Dataset extract –
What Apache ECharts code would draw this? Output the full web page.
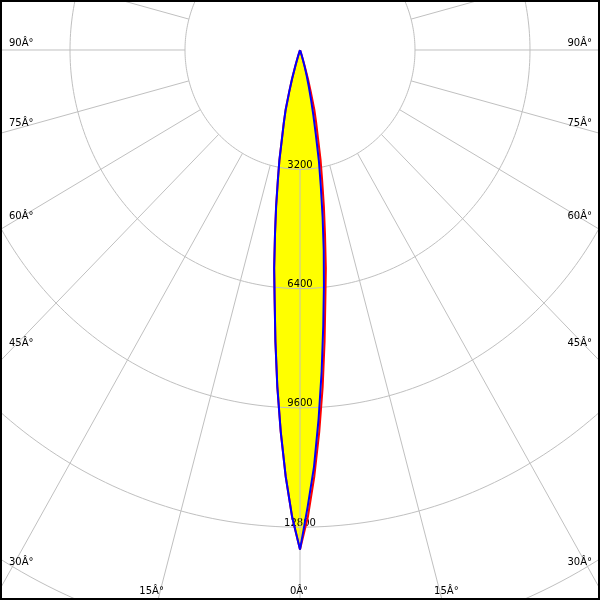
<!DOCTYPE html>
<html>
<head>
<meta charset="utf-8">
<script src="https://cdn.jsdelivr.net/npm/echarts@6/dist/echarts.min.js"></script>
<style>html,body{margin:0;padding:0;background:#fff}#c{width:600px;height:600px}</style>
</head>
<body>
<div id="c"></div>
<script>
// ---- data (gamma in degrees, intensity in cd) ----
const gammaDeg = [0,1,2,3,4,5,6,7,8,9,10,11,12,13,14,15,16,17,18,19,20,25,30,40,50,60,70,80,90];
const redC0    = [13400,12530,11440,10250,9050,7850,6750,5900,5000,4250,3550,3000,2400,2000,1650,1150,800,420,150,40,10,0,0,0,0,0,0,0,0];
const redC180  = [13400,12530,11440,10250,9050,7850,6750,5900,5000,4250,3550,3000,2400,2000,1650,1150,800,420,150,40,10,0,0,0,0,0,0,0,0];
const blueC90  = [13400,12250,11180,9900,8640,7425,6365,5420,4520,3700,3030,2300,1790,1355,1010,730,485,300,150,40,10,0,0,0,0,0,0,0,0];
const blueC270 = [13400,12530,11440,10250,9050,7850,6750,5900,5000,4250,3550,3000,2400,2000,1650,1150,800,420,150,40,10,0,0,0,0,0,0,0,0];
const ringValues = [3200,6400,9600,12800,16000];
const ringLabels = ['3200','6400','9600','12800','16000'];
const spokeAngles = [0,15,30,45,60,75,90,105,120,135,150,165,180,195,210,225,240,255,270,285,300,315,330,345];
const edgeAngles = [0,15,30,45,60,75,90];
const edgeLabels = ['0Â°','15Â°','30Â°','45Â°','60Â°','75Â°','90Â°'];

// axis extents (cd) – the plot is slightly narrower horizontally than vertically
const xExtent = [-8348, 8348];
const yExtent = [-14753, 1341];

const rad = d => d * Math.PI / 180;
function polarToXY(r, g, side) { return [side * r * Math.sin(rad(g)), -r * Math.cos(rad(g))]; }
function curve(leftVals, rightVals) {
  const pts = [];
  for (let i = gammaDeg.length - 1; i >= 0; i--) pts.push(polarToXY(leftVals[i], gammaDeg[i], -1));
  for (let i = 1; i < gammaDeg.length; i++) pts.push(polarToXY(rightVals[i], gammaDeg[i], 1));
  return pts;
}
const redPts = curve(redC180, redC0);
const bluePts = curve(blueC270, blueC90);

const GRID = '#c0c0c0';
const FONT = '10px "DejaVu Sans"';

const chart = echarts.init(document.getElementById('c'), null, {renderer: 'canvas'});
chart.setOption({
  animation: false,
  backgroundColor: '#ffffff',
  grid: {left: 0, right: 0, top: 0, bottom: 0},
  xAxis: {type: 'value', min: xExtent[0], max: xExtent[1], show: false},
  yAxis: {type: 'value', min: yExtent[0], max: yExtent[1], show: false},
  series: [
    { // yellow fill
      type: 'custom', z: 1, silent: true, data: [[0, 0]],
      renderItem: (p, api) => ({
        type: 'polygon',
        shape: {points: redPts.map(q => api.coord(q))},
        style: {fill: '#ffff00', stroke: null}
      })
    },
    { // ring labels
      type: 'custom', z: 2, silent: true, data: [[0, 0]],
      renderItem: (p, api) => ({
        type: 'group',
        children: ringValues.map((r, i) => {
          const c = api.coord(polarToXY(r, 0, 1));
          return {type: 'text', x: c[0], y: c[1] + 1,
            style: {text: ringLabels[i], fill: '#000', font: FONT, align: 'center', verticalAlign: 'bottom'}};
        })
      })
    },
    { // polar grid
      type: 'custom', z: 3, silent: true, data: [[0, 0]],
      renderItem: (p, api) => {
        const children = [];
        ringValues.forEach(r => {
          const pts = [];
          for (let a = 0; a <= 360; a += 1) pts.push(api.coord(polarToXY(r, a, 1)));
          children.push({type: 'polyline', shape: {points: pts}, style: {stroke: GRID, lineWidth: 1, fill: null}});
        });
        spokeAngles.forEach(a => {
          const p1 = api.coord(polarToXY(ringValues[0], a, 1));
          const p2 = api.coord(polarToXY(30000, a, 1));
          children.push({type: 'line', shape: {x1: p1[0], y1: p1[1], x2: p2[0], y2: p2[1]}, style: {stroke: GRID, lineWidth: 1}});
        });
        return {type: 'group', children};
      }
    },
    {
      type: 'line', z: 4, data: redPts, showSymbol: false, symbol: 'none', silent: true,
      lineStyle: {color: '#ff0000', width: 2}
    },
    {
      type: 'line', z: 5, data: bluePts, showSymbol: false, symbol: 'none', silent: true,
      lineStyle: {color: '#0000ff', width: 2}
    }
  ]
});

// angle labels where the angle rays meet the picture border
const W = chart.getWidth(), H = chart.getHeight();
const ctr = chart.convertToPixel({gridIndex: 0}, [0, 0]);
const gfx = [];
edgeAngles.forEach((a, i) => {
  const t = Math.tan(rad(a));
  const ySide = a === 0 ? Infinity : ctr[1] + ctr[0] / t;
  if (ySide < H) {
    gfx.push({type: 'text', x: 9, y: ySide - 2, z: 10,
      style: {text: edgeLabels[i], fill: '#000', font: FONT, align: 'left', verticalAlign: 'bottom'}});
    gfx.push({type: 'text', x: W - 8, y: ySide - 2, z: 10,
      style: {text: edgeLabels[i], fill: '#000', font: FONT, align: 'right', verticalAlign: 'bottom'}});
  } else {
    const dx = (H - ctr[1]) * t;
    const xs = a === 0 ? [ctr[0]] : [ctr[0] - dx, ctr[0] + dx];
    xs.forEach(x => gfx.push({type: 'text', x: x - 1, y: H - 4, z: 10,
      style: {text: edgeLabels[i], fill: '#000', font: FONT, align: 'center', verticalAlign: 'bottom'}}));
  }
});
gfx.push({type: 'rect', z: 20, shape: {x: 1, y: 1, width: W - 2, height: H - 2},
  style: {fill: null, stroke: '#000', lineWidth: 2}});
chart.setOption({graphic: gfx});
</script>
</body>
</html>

Given exercise – From the data above, write out everything exactly except the pictures.

Response to the task –
What Apache ECharts code would draw this? Output the full web page.
<!DOCTYPE html>
<html>
<head>
<meta charset="utf-8">
<script src="https://cdn.jsdelivr.net/npm/echarts@6/dist/echarts.min.js"></script>
<style>html,body{margin:0;padding:0;background:#fff}#c{width:600px;height:600px}</style>
</head>
<body>
<div id="c"></div>
<script>
// ---- data (gamma in degrees, intensity in cd) ----
const gammaDeg = [0,1,2,3,4,5,6,7,8,9,10,11,12,13,14,15,16,17,18,19,20,25,30,40,50,60,70,80,90];
const redC0    = [13400,12530,11440,10250,9050,7850,6750,5900,5000,4250,3550,3000,2400,2000,1650,1150,800,420,150,40,10,0,0,0,0,0,0,0,0];
const redC180  = [13400,12530,11440,10250,9050,7850,6750,5900,5000,4250,3550,3000,2400,2000,1650,1150,800,420,150,40,10,0,0,0,0,0,0,0,0];
const blueC90  = [13400,12250,11180,9900,8640,7425,6365,5420,4520,3700,3030,2300,1790,1355,1010,730,485,300,150,40,10,0,0,0,0,0,0,0,0];
const blueC270 = [13400,12530,11440,10250,9050,7850,6750,5900,5000,4250,3550,3000,2400,2000,1650,1150,800,420,150,40,10,0,0,0,0,0,0,0,0];
const ringValues = [3200,6400,9600,12800,16000];
const ringLabels = ['3200','6400','9600','12800','16000'];
const spokeAngles = [0,15,30,45,60,75,90,105,120,135,150,165,180,195,210,225,240,255,270,285,300,315,330,345];
const edgeAngles = [0,15,30,45,60,75,90];
const edgeLabels = ['0Â°','15Â°','30Â°','45Â°','60Â°','75Â°','90Â°'];

// axis extents (cd) – the plot is slightly narrower horizontally than vertically
const xExtent = [-8348, 8348];
const yExtent = [-14753, 1341];

const rad = d => d * Math.PI / 180;
function polarToXY(r, g, side) { return [side * r * Math.sin(rad(g)), -r * Math.cos(rad(g))]; }
function curve(leftVals, rightVals) {
  const pts = [];
  for (let i = gammaDeg.length - 1; i >= 0; i--) pts.push(polarToXY(leftVals[i], gammaDeg[i], -1));
  for (let i = 1; i < gammaDeg.length; i++) pts.push(polarToXY(rightVals[i], gammaDeg[i], 1));
  return pts;
}
const redPts = curve(redC180, redC0);
const bluePts = curve(blueC270, blueC90);

const GRID = '#c0c0c0';
const FONT = '10px "DejaVu Sans"';

const chart = echarts.init(document.getElementById('c'), null, {renderer: 'canvas'});
chart.setOption({
  animation: false,
  backgroundColor: '#ffffff',
  grid: {left: 0, right: 0, top: 0, bottom: 0},
  xAxis: {type: 'value', min: xExtent[0], max: xExtent[1], show: false},
  yAxis: {type: 'value', min: yExtent[0], max: yExtent[1], show: false},
  series: [
    { // yellow fill
      type: 'custom', z: 1, silent: true, data: [[0, 0]],
      renderItem: (p, api) => ({
        type: 'polygon',
        shape: {points: redPts.map(q => api.coord(q))},
        style: {fill: '#ffff00', stroke: null}
      })
    },
    { // ring labels
      type: 'custom', z: 2, silent: true, data: [[0, 0]],
      renderItem: (p, api) => ({
        type: 'group',
        children: ringValues.map((r, i) => {
          const c = api.coord(polarToXY(r, 0, 1));
          return {type: 'text', x: c[0], y: c[1] + 1,
            style: {text: ringLabels[i], fill: '#000', font: FONT, align: 'center', verticalAlign: 'bottom'}};
        })
      })
    },
    { // polar grid
      type: 'custom', z: 3, silent: true, data: [[0, 0]],
      renderItem: (p, api) => {
        const children = [];
        ringValues.forEach(r => {
          const pts = [];
          for (let a = 0; a <= 360; a += 1) pts.push(api.coord(polarToXY(r, a, 1)));
          children.push({type: 'polyline', shape: {points: pts}, style: {stroke: GRID, lineWidth: 1, fill: null}});
        });
        spokeAngles.forEach(a => {
          const p1 = api.coord(polarToXY(ringValues[0], a, 1));
          const p2 = api.coord(polarToXY(30000, a, 1));
          children.push({type: 'line', shape: {x1: p1[0], y1: p1[1], x2: p2[0], y2: p2[1]}, style: {stroke: GRID, lineWidth: 1}});
        });
        return {type: 'group', children};
      }
    },
    {
      type: 'line', z: 4, data: redPts, showSymbol: false, symbol: 'none', silent: true,
      lineStyle: {color: '#ff0000', width: 2}
    },
    {
      type: 'line', z: 5, data: bluePts, showSymbol: false, symbol: 'none', silent: true,
      lineStyle: {color: '#0000ff', width: 2}
    }
  ]
});

// angle labels where the angle rays meet the picture border
const W = chart.getWidth(), H = chart.getHeight();
const ctr = chart.convertToPixel({gridIndex: 0}, [0, 0]);
const gfx = [];
edgeAngles.forEach((a, i) => {
  const t = Math.tan(rad(a));
  const ySide = a === 0 ? Infinity : ctr[1] + ctr[0] / t;
  if (ySide < H) {
    gfx.push({type: 'text', x: 9, y: ySide - 2, z: 10,
      style: {text: edgeLabels[i], fill: '#000', font: FONT, align: 'left', verticalAlign: 'bottom'}});
    gfx.push({type: 'text', x: W - 8, y: ySide - 2, z: 10,
      style: {text: edgeLabels[i], fill: '#000', font: FONT, align: 'right', verticalAlign: 'bottom'}});
  } else {
    const dx = (H - ctr[1]) * t;
    const xs = a === 0 ? [ctr[0]] : [ctr[0] - dx, ctr[0] + dx];
    xs.forEach(x => gfx.push({type: 'text', x: x - 1, y: H - 4, z: 10,
      style: {text: edgeLabels[i], fill: '#000', font: FONT, align: 'center', verticalAlign: 'bottom'}}));
  }
});
gfx.push({type: 'rect', z: 20, shape: {x: 1, y: 1, width: W - 2, height: H - 2},
  style: {fill: null, stroke: '#000', lineWidth: 2}});
chart.setOption({graphic: gfx});
</script>
</body>
</html>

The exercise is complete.